Finally, the last set of experiments were our main focus as they included the addition of 100 of our GP-GAN synthetically generated images from the target domain to the training dataset. We expect to see significant improvement in performance with the addition of synthetic images in comparison to both the baseline and the addition of background images.

Figure: Synthetic experiment example using Northwest as source domain and Eastern Midwest as target domain.

Figure: Cross-domain experiment example using Northwest as target domain and Eastern Midwest as non-target domain.

Full Experimental Setup

All in all, this creates a four-fold experiment structure, in which we compare our synthetic data to the baseline (without synthetic data), background imagery without our turbines planted in, and real imagery from the target domain. Evaluating the relative performance of our technique among these experiments allows us to identify the benefit of our technique in terms of bridging the benefit between dataset size that comes from adding background imagery to the ideal case of real labeled images that come from target domain.

Results

Figure 1: In this image, the YOLOv3 model predicted that 4 objects were wind turbines. 2 of those predictions were correct, meaning the precision would be 2/4. There are 3 wind turbines in the image and the model found 2 of these, meaning the recall would be 2/3.
Image from: 2020-2021 Bass Connections team.

Performance Metrics

Before evaluating our results, it's critical that we first understand the metrics that we have chosen to measure performance.
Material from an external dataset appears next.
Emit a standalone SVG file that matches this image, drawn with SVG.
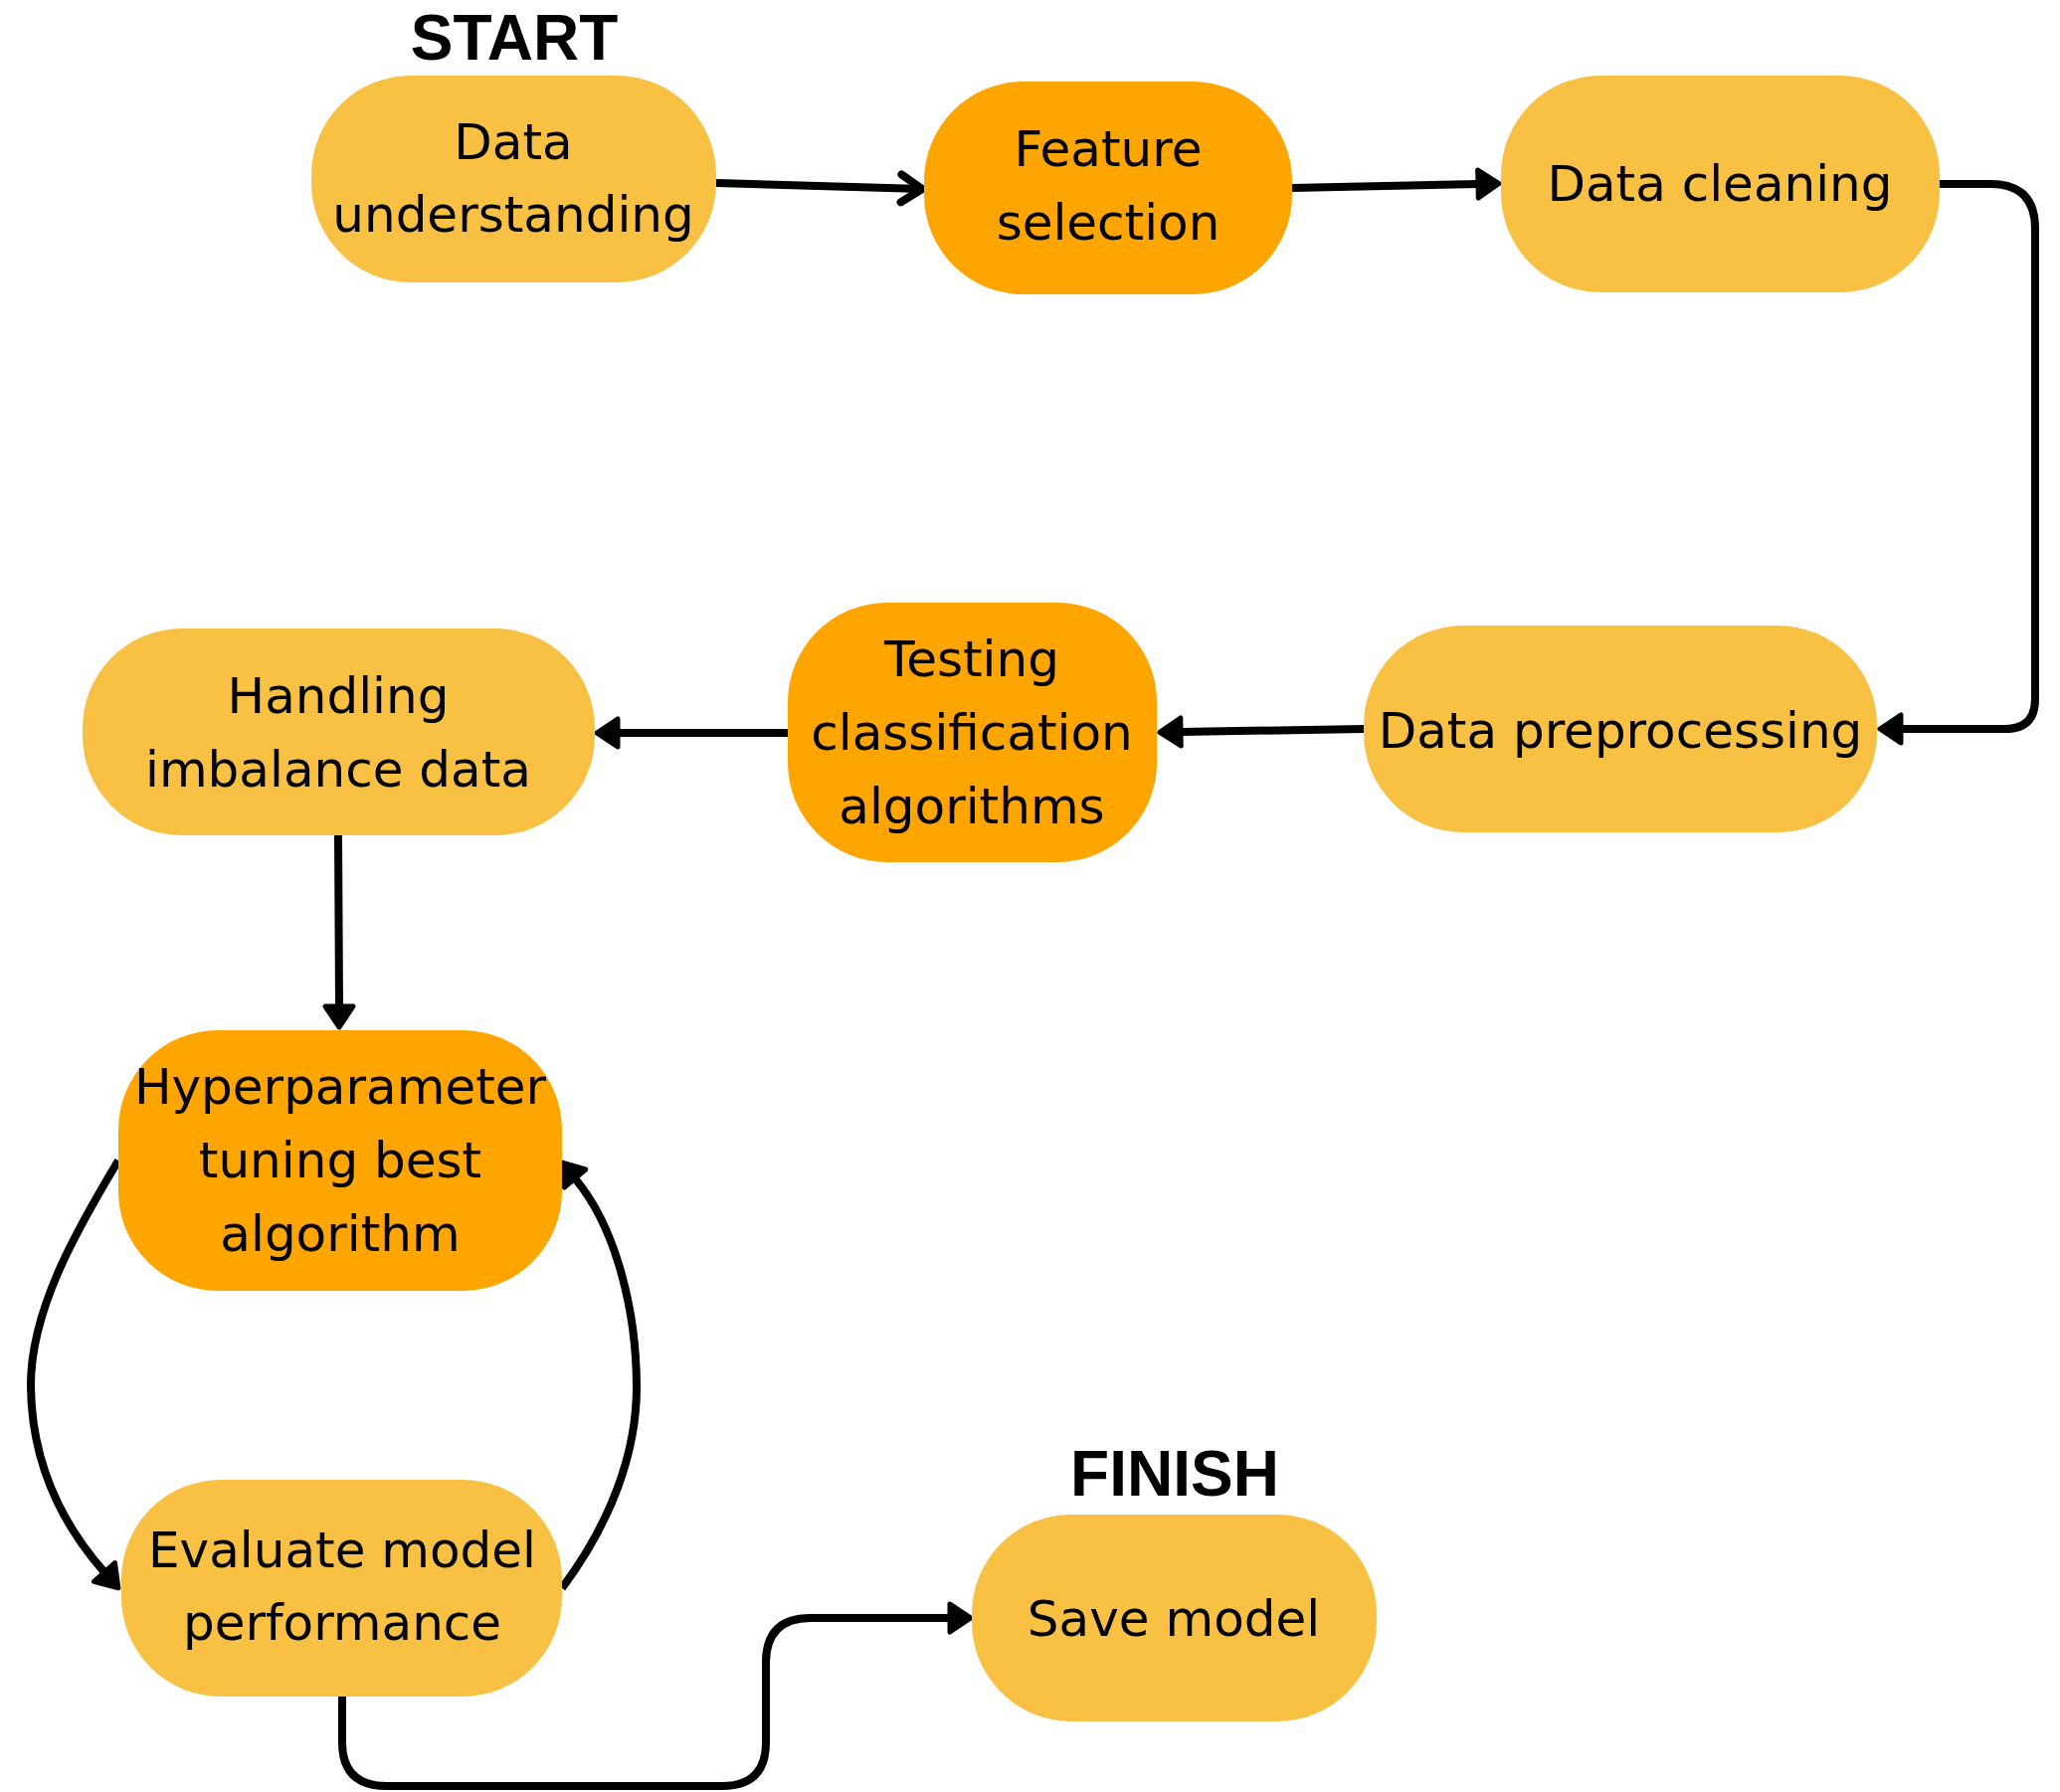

The primary metrics we will use is Average Precision, which combines the classification metrics of precision and recall. We will explain the implication of these metrics starting with the images on the left.

Precision: Out of the areas that the model classified as a wind turbine, what fraction of these were actually wind turbines. (Positive Predictive Value)
Recall: Out of wind turbines present in the images (ground truth), what fraction of these did the model classify as wind turbines (Hit Rate)

Now we plot the values of precision and recall of the model's predicted outputs on a graph, which is known as a precision-recall curve. On the curves to the right, it is evident that that as precision increases, recall decreases, and vice versa. Hence, there is a tradeoff between precision and recall. However, we would like to have high values for both precision and recall, which means we would like the area under the precision-recall curve to be as high as possible. A metric that quantifies this area is Average Precision (AP), which summarizes the precision-recall curve and rewards models with a high precision and recall.

In the machine learning space, small absolute increases in AP denote a significant improvement in model performance.

Figure 2: Precision Recall Curves. We would like the curve to move to right as much as possible

Figure 3: Sample PR curves of 4 runs of the same experiment.

Reducing Variance

Due to variability and stochasticity in the object detection model’s training process, there will be slight variations between the results of each run, as shown on the left image. Each experiment is therefore repeated 4 times to account for this randomness and improve the accuracy of the result. The average AP value is calculated and used to compare results of our experiments.

Results

The performances of the model with added synthetic images improve significantly in both within-domain and cross-domain settings. Synthetic images are especially helpful in cross-domain settings, which means they can be useful when there is a lack of data or when it is cost-prohibitive to collect data of the target domain.

Figure 4: All values are in average precision (AP).

Figure 5: Sample ground truth images for testing batch from the GP GAN experiment of training on Northeast and testing on Northeast.

Figure 6: Sample predictions for testing batch from the GP GAN experiment of training on Northeast and testing on Northeast. The YOLOv3 model achieves a precision of 17/18 or 0.94 (one of the predicted outputs in the bottom middle left is not a turbine) and recall of 17/19 or 0.89 (misses a wind turbine in the top middle left and bottom middle right)

Results of Each Geographic Domain Respectively

Here we will present a closer look into the results of training with real images from each of the 3 geographic regions respectively. There is a disparity in performance when the model is trained with real images of different geographic domains. In particular, in cross-domain experiments that test on Eastern Midwest, the model performs generally worse than when testing on other regions.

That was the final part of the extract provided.